• [Task objective] Every entry below must be repeated exactly; skip the pictures.

(Records with drawing code)
☆ ☆ ☆ ☆ ☆

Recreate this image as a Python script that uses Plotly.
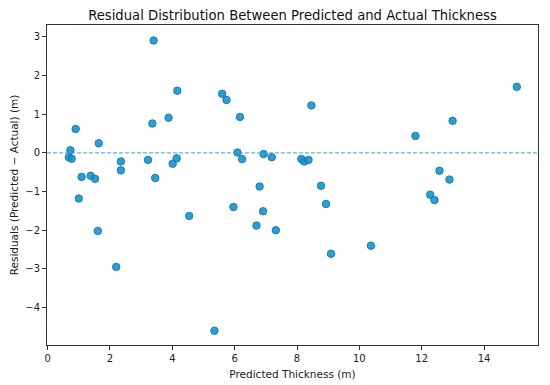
import plotly.graph_objects as go

predicted = [0.73, 0.68, 0.77, 0.90, 1.00, 1.09, 1.38, 1.52, 1.64, 1.61,
             2.20, 2.35, 2.35, 3.22, 3.36, 3.40, 3.45, 3.88, 4.01, 4.14,
             4.16, 4.54, 5.35, 5.60, 5.74, 5.96, 6.09, 6.17, 6.24, 6.70,
             6.80, 6.93, 6.91, 7.19, 7.32, 8.14, 8.23, 8.37, 8.46, 8.77,
             8.93, 9.09, 10.37, 11.80, 12.27, 12.41, 12.57, 12.89, 12.99, 15.05]
residuals = [0.07, -0.11, -0.15, 0.62, -1.18, -0.62, -0.59, -0.67, 0.25, -2.02,
             -2.95, -0.22, -0.45, -0.18, 0.76, 2.91, -0.65, 0.91, -0.28, -0.14,
             1.61, -1.63, -4.60, 1.53, 1.37, -1.40, 0.01, 0.93, -0.16, -1.88,
             -0.87, -0.03, -1.51, -0.11, -2.00, -0.16, -0.22, -0.18, 1.23, -0.85,
             -1.32, -2.61, -2.40, 0.44, -1.08, -1.22, -0.46, -0.69, 0.83, 1.71]

x_ticks = [0, 2, 4, 6, 8, 10, 12, 14]
y_ticks = [-4, -3, -2, -1, 0, 1, 2, 3]

font = "DejaVu Sans, Liberation Sans, sans-serif"

fig = go.Figure()
fig.add_trace(go.Scatter(
    x=predicted, y=residuals, mode="markers",
    marker=dict(size=7.5, color="rgba(17,143,200,0.88)",
                line=dict(color="rgba(20,120,175,0.9)", width=1)),
    showlegend=False,
))
fig.add_hline(y=0, line=dict(color="#2ea3d6", width=1, dash="4px,2px"))

axis_common = dict(
    showgrid=False, zeroline=False, showline=True, mirror=True, automargin=False,
    linecolor="#333333", linewidth=1, ticks="outside", ticklen=4,
    tickcolor="#333333", tickfont=dict(size=10, color="#222222", family=font),
)
fig.update_xaxes(range=[-0.02, 15.73], tickvals=x_ticks,
                 title=dict(text="Predicted Thickness (m)", font=dict(size=10.5, color="#222222", family=font), standoff=7),
                 **axis_common)
fig.update_yaxes(range=[-4.97, 3.31], tickvals=y_ticks,
                 title=dict(text="Residuals (Predicted − Actual) (m)", font=dict(size=10.5, color="#222222", family=font), standoff=7),
                 **axis_common)
fig.update_layout(
    width=550, height=385,
    margin=dict(l=39, r=20, t=17, b=48),
    paper_bgcolor="white", plot_bgcolor="white",
    title=dict(text="Residual Distribution Between Predicted and Actual Thickness",
               x=0.5, xref="paper", xanchor="center", y=0.982, yref="container", yanchor="middle",
               font=dict(size=13.2, color="#111111", family=font)),
    font=dict(family=font),
)
fig.write_html("out.html")
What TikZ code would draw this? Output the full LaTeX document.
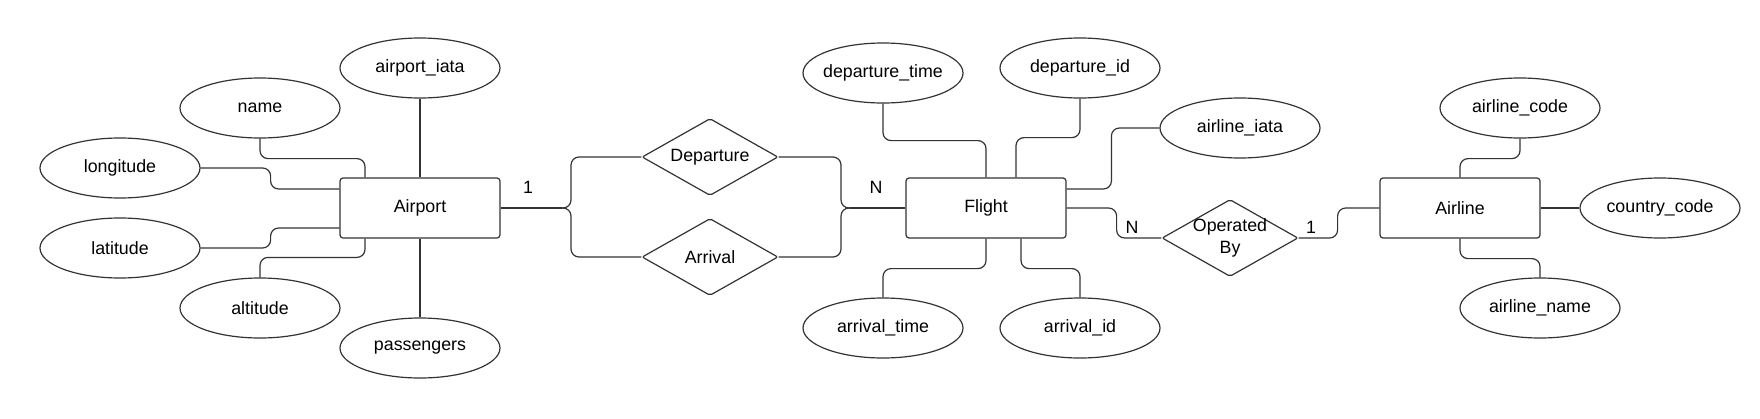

☆ ☆ ☆ ☆ ☆

• [Answer for this exercise]
Recreate this image as a Python script that uses Plotly.
import plotly.graph_objects as go

predicted = [0.73, 0.68, 0.77, 0.90, 1.00, 1.09, 1.38, 1.52, 1.64, 1.61,
             2.20, 2.35, 2.35, 3.22, 3.36, 3.40, 3.45, 3.88, 4.01, 4.14,
             4.16, 4.54, 5.35, 5.60, 5.74, 5.96, 6.09, 6.17, 6.24, 6.70,
             6.80, 6.93, 6.91, 7.19, 7.32, 8.14, 8.23, 8.37, 8.46, 8.77,
             8.93, 9.09, 10.37, 11.80, 12.27, 12.41, 12.57, 12.89, 12.99, 15.05]
residuals = [0.07, -0.11, -0.15, 0.62, -1.18, -0.62, -0.59, -0.67, 0.25, -2.02,
             -2.95, -0.22, -0.45, -0.18, 0.76, 2.91, -0.65, 0.91, -0.28, -0.14,
             1.61, -1.63, -4.60, 1.53, 1.37, -1.40, 0.01, 0.93, -0.16, -1.88,
             -0.87, -0.03, -1.51, -0.11, -2.00, -0.16, -0.22, -0.18, 1.23, -0.85,
             -1.32, -2.61, -2.40, 0.44, -1.08, -1.22, -0.46, -0.69, 0.83, 1.71]

x_ticks = [0, 2, 4, 6, 8, 10, 12, 14]
y_ticks = [-4, -3, -2, -1, 0, 1, 2, 3]

font = "DejaVu Sans, Liberation Sans, sans-serif"

fig = go.Figure()
fig.add_trace(go.Scatter(
    x=predicted, y=residuals, mode="markers",
    marker=dict(size=7.5, color="rgba(17,143,200,0.88)",
                line=dict(color="rgba(20,120,175,0.9)", width=1)),
    showlegend=False,
))
fig.add_hline(y=0, line=dict(color="#2ea3d6", width=1, dash="4px,2px"))

axis_common = dict(
    showgrid=False, zeroline=False, showline=True, mirror=True, automargin=False,
    linecolor="#333333", linewidth=1, ticks="outside", ticklen=4,
    tickcolor="#333333", tickfont=dict(size=10, color="#222222", family=font),
)
fig.update_xaxes(range=[-0.02, 15.73], tickvals=x_ticks,
                 title=dict(text="Predicted Thickness (m)", font=dict(size=10.5, color="#222222", family=font), standoff=7),
                 **axis_common)
fig.update_yaxes(range=[-4.97, 3.31], tickvals=y_ticks,
                 title=dict(text="Residuals (Predicted − Actual) (m)", font=dict(size=10.5, color="#222222", family=font), standoff=7),
                 **axis_common)
fig.update_layout(
    width=550, height=385,
    margin=dict(l=39, r=20, t=17, b=48),
    paper_bgcolor="white", plot_bgcolor="white",
    title=dict(text="Residual Distribution Between Predicted and Actual Thickness",
               x=0.5, xref="paper", xanchor="center", y=0.982, yref="container", yanchor="middle",
               font=dict(size=13.2, color="#111111", family=font)),
    font=dict(family=font),
)
fig.write_html("out.html")
What TikZ code would draw this? Output the full LaTeX document.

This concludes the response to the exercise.